The show, at a venue on St. Claude, was packed. Masses of metal t-shirts swarmed the curb; we took our place among the throng. We’d been talking about the Muslim ban, which all of us thought was an inhumane mess when our talk shifted gears, naturally, to Anselmo, his “white power” statements and Nazi salute.
Superjoint Ritual with Anselmo on vocals was just about to take the stage.
“If he tries to pull any of that bullshit tonight,” said the other friend I’d come with, “I’ll probably walk out.”
Like the Hydra or Cerberus, Cthulhu or Kraken, metal is a complex beast—an obliterating force of art that sometimes oversteps what’s just. With fascism on every tongue, vigilance starts to feel that much more urgent. Symbols, language—these things matter, even when they’re half in earnest, or yelled in a mic when you’re half in the bag. In particular now with Jewish graves being toppled, immigrant families ripped apart, trans people, already afraid for their lives, being gradually stripped of the merest protections—when a sitting, U.S. Congressman, Iowa’s Steve King, can publicly air that “demographics are our destiny. We can’t restore our civilization with somebody else’s babies.”
In a recent essay for the A.V. Club, “Metal Music Still Has an Unaddressed Nazi Problem,” David Anthony writes: “…at a time when fascism and Nazism aren’t just things kids play with for shock value—when they are, hard as it is to believe, actual growing concerns here in America and abroad—metal bands should no longer get a pass on this stuff.”
I believe we can take this resolve a step further.
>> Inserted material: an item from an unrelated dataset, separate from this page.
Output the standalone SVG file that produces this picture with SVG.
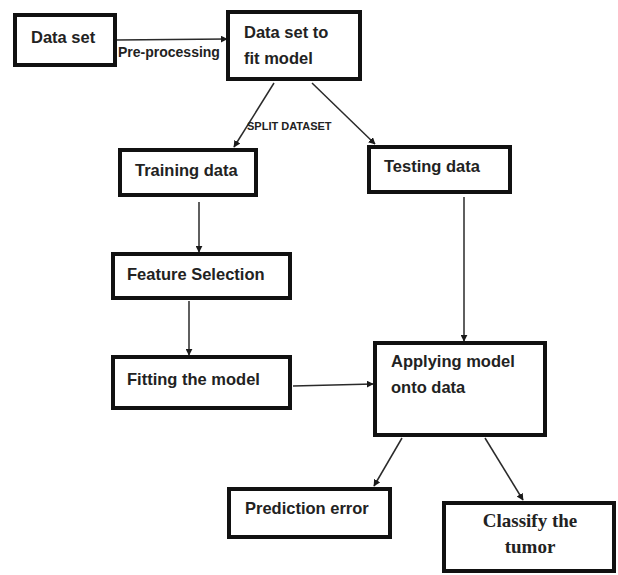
<svg xmlns="http://www.w3.org/2000/svg" width="618" height="575" viewBox="0 0 618 575">
  <defs>
    <marker id="arrow" viewBox="0 0 10 10" refX="9" refY="5" markerWidth="7" markerHeight="7" markerUnits="userSpaceOnUse" orient="auto">
      <path d="M0,0 L10,5 L0,10 z" fill="#1a1a1a"/>
    </marker>
    <style>
      .box { fill: #fff; stroke: #111; stroke-width: 4; }
      .lbl { font-family: "Liberation Sans", Arial, sans-serif; font-weight: bold; font-size: 16.5px; fill: #222; }
      .serif { font-family: "Liberation Serif", "Times New Roman", serif; font-weight: bold; font-size: 19px; fill: #222; }
      .edge { stroke: #2a2a2a; stroke-width: 1.5; fill: none; marker-end: url(#arrow); }
      .elbl { font-family: "Liberation Sans", Arial, sans-serif; font-weight: bold; fill: #222; }
    </style>
  </defs>
  <rect width="618" height="575" fill="#fff"/>

  <g id="connectors">
    <line class="edge" x1="116" y1="40" x2="227" y2="39"/>
    <text class="elbl" x="118" y="57" font-size="14">Pre-processing</text>
    <line class="edge" x1="274" y1="83" x2="234" y2="147"/>
    <line class="edge" x1="312" y1="83" x2="375" y2="144"/>
    <text class="elbl" x="247" y="130" font-size="11">SPLIT DATASET</text>
    <line class="edge" x1="199" y1="202" x2="199" y2="252"/>
    <line class="edge" x1="464" y1="197" x2="464" y2="341"/>
    <line class="edge" x1="189" y1="301" x2="189" y2="355"/>
    <line class="edge" x1="293" y1="386" x2="373" y2="384"/>
    <line class="edge" x1="402" y1="438" x2="374" y2="486"/>
    <line class="edge" x1="485" y1="438" x2="523" y2="500"/>
  </g>

  <g id="data-set">
    <rect class="box" x="15" y="15" width="100" height="50"/>
    <text class="lbl" x="31" y="43">Data set</text>
  </g>

  <g id="fit-model">
    <rect class="box" x="228" y="12" width="132" height="67"/>
    <text class="lbl" x="244" y="38">Data set to</text>
    <text class="lbl" x="244" y="64">fit model</text>
  </g>

  <g id="training-data">
    <rect class="box" x="120" y="150" width="136" height="45"/>
    <text class="lbl" x="135" y="176">Training data</text>
  </g>

  <g id="testing-data">
    <rect class="box" x="369" y="147" width="141" height="45"/>
    <text class="lbl" x="384" y="172">Testing data</text>
  </g>

  <g id="feature-selection">
    <rect class="box" x="113" y="254" width="177" height="44"/>
    <text class="lbl" x="127" y="280">Feature Selection</text>
  </g>

  <g id="fitting-model">
    <rect class="box" x="113" y="357" width="177" height="51"/>
    <text class="lbl" x="127" y="385">Fitting the model</text>
  </g>

  <g id="applying-model">
    <rect class="box" x="375" y="343" width="170" height="92"/>
    <text class="lbl" x="391" y="367">Applying model</text>
    <text class="lbl" x="391" y="393">onto data</text>
  </g>

  <g id="prediction-error">
    <rect class="box" x="229" y="489" width="161" height="48"/>
    <text class="lbl" x="245" y="514">Prediction error</text>
  </g>

  <g id="classify-tumor">
    <rect class="box" x="444" y="503" width="170" height="68"/>
    <text class="serif" x="530" y="527" text-anchor="middle">Classify the</text>
    <text class="serif" x="530" y="553" text-anchor="middle">tumor</text>
  </g>
</svg>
We never choose the art that grips us. What we can choose, however, is how to discern it—how to reclaim that art when it outright rejects us, or rejects how we’re trying to be in this world. Just as metal embraces ideas and aesthetics that may drive us outside ourselves, it’s up to us to reclaim metal, to make it our own in a manner that suits us. And the first step toward this is acknowledging our complicity in a genre of art that can be indefensible.
I’m a Jew and a lefty, a feminist and an activist. I’m the husband of a woman progressive faith leader.
I’m also a head-banging, weed-smoking, beer-drinking, illegible-long-sleeved-black-t-shirt-clad hesher.
Always have been, will continue to be.
Will continue to worsen my chronic tinnitus, continue to rock my inverted cross necklace, continue to holler while throwing the goat in dives from New Orleans to Oslo, Norway. And so if metal wants to grow while still remaining loyal to its disaffected roots, it needs to see plainly that what might appear to be non-status-quo is the opposite, really. It needs to embrace those that dwell at its edges, and the complex connections that govern our lives.
At a time in our history when hate is a given, love is way more “trve kvlt.”